A valuable democracy required a level playing political field in which the people feel they can express their political views without fear of harassment, intimidation and unlawful arrest or detention. Furthermore, they most feel a sense of belonging such as the collective ‘we’. They must be linked by ties of reciprocal obligation that ensure they help each other in time of need, that motivate them to participate in political life and respect the outcome of the democratic process when they lose. They most also feel that important decisions affecting the community are their collective control. If these conditions are not satisfied, democracy will atrophy, respect for law will decay, and the society may even break up in to warring factions. It recognised that various types of policies could in theory satisfy these conditions. In the modern world, however, the nation state is the serious candidate. Global or regional institutions and organisations such as UN, The EU, The WTO or multinational Corporations are not alternatives to the nation state.
Indeed, the very existence of such entities pre-supposes a network of strong nation states underpin them, to raised taxes, to provide armed forces to act on their behalf, to mobilise popular feeling behind them, and to ensure the rule of law. If nation states are seriously undermined the result will not be global harmony, but global anarchy.
I love my country The Gambia and believe that it would be a better place if people are free to exercise their rights. In modern conditions national loyalty has the following widely recognised advantages.

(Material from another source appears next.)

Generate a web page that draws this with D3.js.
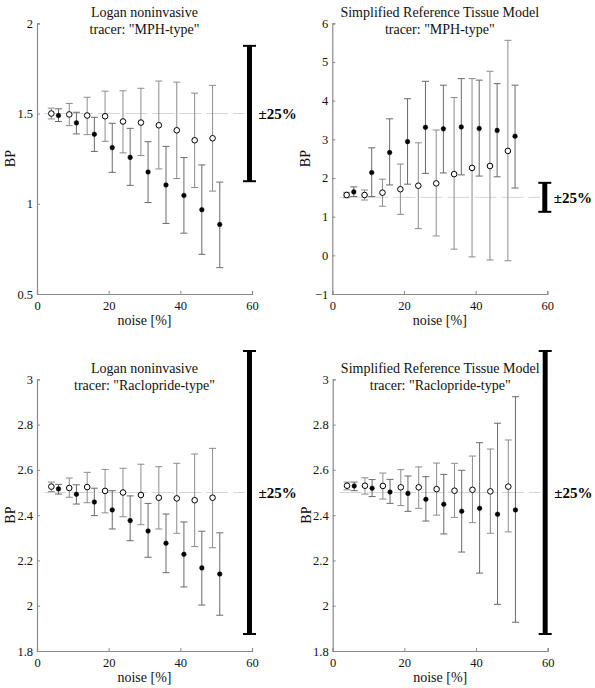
<!DOCTYPE html>
<html>
<head>
<meta charset="utf-8">
<script src="https://cdn.jsdelivr.net/npm/d3@7"></script>
<style>
  html, body { margin: 0; padding: 0; background: #fff; }
  svg { display: block; }
  svg text { font-family: "Liberation Serif", "Times New Roman", serif !important; }
</style>
</head>
<body>
<svg id="chart" width="595" height="688"></svg>
<script>
// ---------- data ----------
const noiseOpen   = [4, 9, 14, 19, 24, 29, 34, 39, 44, 49];
const noiseFilled = [6, 11, 16, 21, 26, 31, 36, 41, 46, 51];
const xTicks = [0, 20, 40, 60];

// Panel 1: Logan noninvasive, MPH-type
const p1OpenMean = [1.50, 1.495, 1.489, 1.485, 1.456, 1.45, 1.435, 1.407, 1.352, 1.363];
const p1OpenHi   = [1.53, 1.556, 1.59, 1.624, 1.626, 1.64, 1.68, 1.674, 1.613, 1.656];
const p1OpenLo   = [1.47, 1.433, 1.383, 1.346, 1.282, 1.267, 1.193, 1.14, 1.09, 1.07];
const p1FillMean = [1.489, 1.448, 1.385, 1.311, 1.257, 1.176, 1.104, 1.046, 0.967, 0.885];
const p1FillHi   = [1.526, 1.507, 1.479, 1.446, 1.418, 1.344, 1.318, 1.256, 1.215, 1.12];
const p1FillLo   = [1.456, 1.387, 1.29, 1.174, 1.102, 1.007, 0.891, 0.837, 0.72, 0.646];
const p1YTicks = [0.5, 1, 1.5, 2];

// Panel 2: SRTM, MPH-type
const p2OpenMean = [1.56, 1.56, 1.62, 1.71, 1.80, 1.86, 2.10, 2.26, 2.31, 2.70];
const p2OpenHi   = [1.63, 1.69, 1.97, 2.36, 2.91, 3.24, 4.08, 4.57, 4.76, 5.56];
const p2OpenLo   = [1.49, 1.43, 1.27, 1.06, 0.69, 0.50, 0.16, -0.04, -0.12, -0.14];
const p2FillMean = [1.64, 2.14, 2.66, 2.94, 3.31, 3.27, 3.32, 3.28, 3.23, 3.08];
const p2FillHi   = [1.77, 2.78, 3.53, 4.05, 4.50, 4.40, 4.57, 4.53, 4.44, 4.40];
const p2FillLo   = [1.52, 1.52, 1.82, 1.84, 2.12, 2.13, 2.08, 2.05, 2.03, 1.74];
const p2YTicks = [-1, 0, 1, 2, 3, 4, 5, 6];

// Panel 3: Logan noninvasive, Raclopride-type
const p3OpenMean = [2.526, 2.520, 2.524, 2.507, 2.500, 2.489, 2.477, 2.474, 2.466, 2.477];
const p3OpenHi   = [2.546, 2.564, 2.589, 2.602, 2.607, 2.625, 2.614, 2.629, 2.670, 2.695];
const p3OpenLo   = [2.504, 2.479, 2.455, 2.410, 2.393, 2.358, 2.339, 2.320, 2.261, 2.256];
const p3FillMean = [2.516, 2.492, 2.458, 2.423, 2.376, 2.330, 2.276, 2.227, 2.167, 2.140];
const p3FillHi   = [2.536, 2.534, 2.519, 2.508, 2.485, 2.452, 2.405, 2.370, 2.329, 2.322];
const p3FillLo   = [2.493, 2.449, 2.398, 2.339, 2.287, 2.214, 2.146, 2.083, 2.003, 1.958];
const p3YTicks = [1.8, 2, 2.2, 2.4, 2.6, 2.8, 3];

// Panel 4: SRTM, Raclopride-type
const p4OpenMean = [2.530, 2.530, 2.529, 2.523, 2.523, 2.515, 2.508, 2.512, 2.505, 2.526];
const p4OpenHi   = [2.546, 2.565, 2.586, 2.601, 2.613, 2.630, 2.629, 2.661, 2.692, 2.732];
const p4OpenLo   = [2.512, 2.493, 2.471, 2.442, 2.430, 2.400, 2.390, 2.367, 2.320, 2.326];
const p4FillMean = [2.529, 2.519, 2.502, 2.496, 2.470, 2.448, 2.417, 2.430, 2.404, 2.423];
const p4FillHi   = [2.546, 2.557, 2.558, 2.573, 2.570, 2.580, 2.598, 2.720, 2.806, 2.923];
const p4FillLo   = [2.508, 2.482, 2.452, 2.417, 2.374, 2.317, 2.237, 2.144, 2.006, 1.927];

const refValues = [1.5, 1.5, 2.5, 2.5];
const bandFraction = 0.25;
const bandNoise = 59.3;
const titles = [
  ["Logan noninvasive", "tracer: \"MPH-type\""],
  ["Simplified Reference Tissue Model", "tracer: \"MPH-type\""],
  ["Logan noninvasive", "tracer: \"Raclopride-type\""],
  ["Simplified Reference Tissue Model", "tracer: \"Raclopride-type\""]
];
const xLabel = "noise [%]";
const yLabel = "BP";
const bandLabel = "±25%";

// ---------- layout ----------
const panels = [
  {x0: 37,    x1: 252,   yTop: 23.3,  yBot: 294, yDom: [0.5, 2], yTicks: p1YTicks,
   open: [p1OpenMean, p1OpenHi, p1OpenLo], fill: [p1FillMean, p1FillHi, p1FillLo]},
  {x0: 332.3, x1: 547.3, yTop: 23.3,  yBot: 294, yDom: [-1, 6], yTicks: p2YTicks,
   open: [p2OpenMean, p2OpenHi, p2OpenLo], fill: [p2FillMean, p2FillHi, p2FillLo]},
  {x0: 37,    x1: 252,   yTop: 379.3, yBot: 651, yDom: [1.8, 3], yTicks: p3YTicks,
   open: [p3OpenMean, p3OpenHi, p3OpenLo], fill: [p3FillMean, p3FillHi, p3FillLo]},
  {x0: 332.7, x1: 547.7, yTop: 379.3, yBot: 651, yDom: [1.8, 3], yTicks: p3YTicks,
   open: [p4OpenMean, p4OpenHi, p4OpenLo], fill: [p4FillMean, p4FillHi, p4FillLo]}
];

const svg = d3.select("#chart");
const axisColor = "#8a8a8a";
const serif = "'Liberation Serif', 'Times New Roman', serif";

panels.forEach((p, i) => {
  const x = d3.scaleLinear().domain([0, 60]).range([p.x0, p.x1]);
  const y = d3.scaleLinear().domain(p.yDom).range([p.yBot, p.yTop]);
  const g = svg.append("g").attr("font-family", serif);
  const ref = refValues[i];

  // reference line
  g.append("line")
    .attr("x1", x(2)).attr("x2", x(58))
    .attr("y1", y(ref)).attr("y2", y(ref))
    .attr("stroke", "#d6d6d6").attr("stroke-width", 1)
    .attr("stroke-dasharray", "22,5");

  // axes
  const yAxis = d3.axisLeft(y).tickValues(p.yTicks).tickSize(-3).tickPadding(4)
    .tickFormat(d3.format("~g"));
  const gy = g.append("g").attr("transform", `translate(${p.x0},0)`).call(yAxis);
  const xAxis = d3.axisBottom(x).tickValues(xTicks).tickSize(-3).tickPadding(5);
  const gx = g.append("g").attr("transform", `translate(0,${p.yBot})`).call(xAxis);
  [gx, gy].forEach(a => {
    a.attr("font-family", serif).attr("font-size", 12.5);
    a.select(".domain").attr("stroke", axisColor).attr("stroke-width", 1.2);
    a.selectAll(".tick line").attr("stroke", axisColor);
    a.selectAll(".tick text").attr("fill", "#111");
  });
  gx.selectAll(".tick text").attr("dy", "0.9em");

  // error bars
  const series = [
    {noise: noiseOpen, vals: p.open, filled: false, color: "#8c8c8c"},
    {noise: noiseFilled, vals: p.fill, filled: true, color: "#6a6a6a"}
  ];
  const cap = 3.5;
  series.forEach(s => {
    const [mean, hi, lo] = s.vals;
    const eg = g.append("g");
    s.noise.forEach((n, k) => {
      const cx = x(n);
      eg.append("line").attr("x1", cx).attr("x2", cx)
        .attr("y1", y(hi[k])).attr("y2", y(lo[k]))
        .attr("stroke", s.color).attr("stroke-width", 1);
      [hi[k], lo[k]].forEach(v => {
        eg.append("line").attr("x1", cx - cap).attr("x2", cx + cap)
          .attr("y1", y(v)).attr("y2", y(v))
          .attr("stroke", s.color).attr("stroke-width", 1);
      });
    });
  });
  // markers
  series.forEach(s => {
    const [mean] = s.vals;
    g.append("g").selectAll("circle").data(s.noise).join("circle")
      .attr("cx", d => x(d))
      .attr("cy", (d, k) => y(mean[k]))
      .attr("r", s.filled ? 2.3 : 2.8)
      .attr("fill", s.filled ? "#000" : "#fff")
      .attr("stroke", "#000")
      .attr("stroke-width", s.filled ? 0.5 : 1);
  });

  // ±25% band bar
  const bx = x(bandNoise);
  const yHi = y(ref * (1 + bandFraction)), yLo = y(ref * (1 - bandFraction));
  g.append("line").attr("x1", bx).attr("x2", bx).attr("y1", yHi).attr("y2", yLo)
    .attr("stroke", "#000").attr("stroke-width", 5);
  [yHi, yLo].forEach(yy => {
    g.append("line").attr("x1", bx - 6.5).attr("x2", bx + 6.5).attr("y1", yy).attr("y2", yy)
      .attr("stroke", "#000").attr("stroke-width", 2);
  });
  g.append("text").attr("x", bx + 9).attr("y", y(ref)).attr("dy", "0.35em")
    .attr("font-size", 15).attr("font-weight", "bold").attr("fill", "#000")
    .text(bandLabel);

  // titles
  const tc = (p.x0 + p.x1) / 2;
  g.append("text").attr("x", tc).attr("y", p.yTop - 6.5).attr("text-anchor", "middle")
    .attr("font-size", 14).attr("fill", "#111").text(titles[i][0]);
  g.append("text").attr("x", tc).attr("y", p.yTop + 10.5).attr("text-anchor", "middle")
    .attr("font-size", 14).attr("fill", "#111").text(titles[i][1]);

  // axis labels
  g.append("text").attr("x", tc).attr("y", p.yBot + 31).attr("text-anchor", "middle")
    .attr("font-size", 14).attr("fill", "#111").text(xLabel);
  g.append("text")
    .attr("transform", `translate(${p.x0 - 22},${(p.yTop + p.yBot) / 2}) rotate(-90)`)
    .attr("text-anchor", "middle")
    .attr("font-size", 14).attr("fill", "#111").text(yLabel);
});
</script>
</body>
</html>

1) We as citizens of nation state are bound by reciprocal obligations to all those who can claim our nationality, regardless of family ties or faith.
2) Hence freedom of worship, freedom of conscience, freedom of speech and opinion should offer no threat to our common loyalty.
3) Our law applies to a definite territory, and our legislature is chosen by that home it is. The law therefore confirms our common destiny and attracts our common obedience. Law- abidingness becomes part of the scheme of things, part of the way the land is settled.
4) Our people can quickly unite in the face of threat, since they are uniting in defence of the thing that is necessary to all of them -their territory.
5) The symbols of national loyalty are neither militants nor ideological, but consist in peaceful images of the home land of the place where we belong
6) National loyalties therefore aid reconciliation between classes, interest and faith, and form the back ground to a political process based on consensus rather than by force.
7) In particular, national loyalties enable people to respect the sovereignty and the right of the individual. For those and similar reasons, national loyalty those not merely issue in democratic government, but is profoundly assumed by it. People bound by national ‘we’ have no difficulties in accepting a government whose opinion and decisions they disagree; they have no difficulty in accepting the legitimacy of opposition, or the free expression of outrageous -seeming views. In short, they are able to live with democracy, and to express political aspirations through the ballot box. None of those good things are to be found in a state that is founded on the ‘we’ of tribal identity or the ‘we’ of faith. In modern conditions all such states are in constant state conflict and civil war, with neither a genuine rule of law nor durable democracy. Part one.